Así las cosas, el espacio que queda para un partido conservador es bien corto. Se reduce a la representación que aquellos sectores tradicionales que los sociólogos del PSOE consideran inadmisibles por su área de influencia política y que detentan un poder en declive dentro de la sociedad española. Y, a falta de una transformación efectiva, resulta manifiesta su incapacidad para alcanzar a otras audiencias por mucho que carguen las tintas en el lenguaje populista. Las señas de identidad históricas de AP pesan demasiado. En realidad, por la vía iniciada, el único fruto al alcance del nuevo liderazgo de AP dista de ser positivo.
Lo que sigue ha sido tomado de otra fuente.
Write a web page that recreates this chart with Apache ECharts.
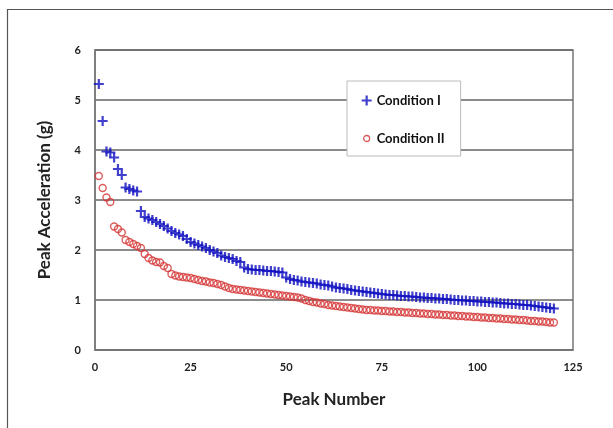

Nos referimos al desgaste que puede afectar a la imagen pública del Parlamento si siguen presentando censuras imposibles cada vez que surja un pretexto para ello. Viene a cuento el aviso de Tocqueville: "La democracia sólo puede obtener la verdad a partir de la experiencia". Y el fracaso acecha a aquellos que son incapaces de discernir la causa de las propias insuficiencias.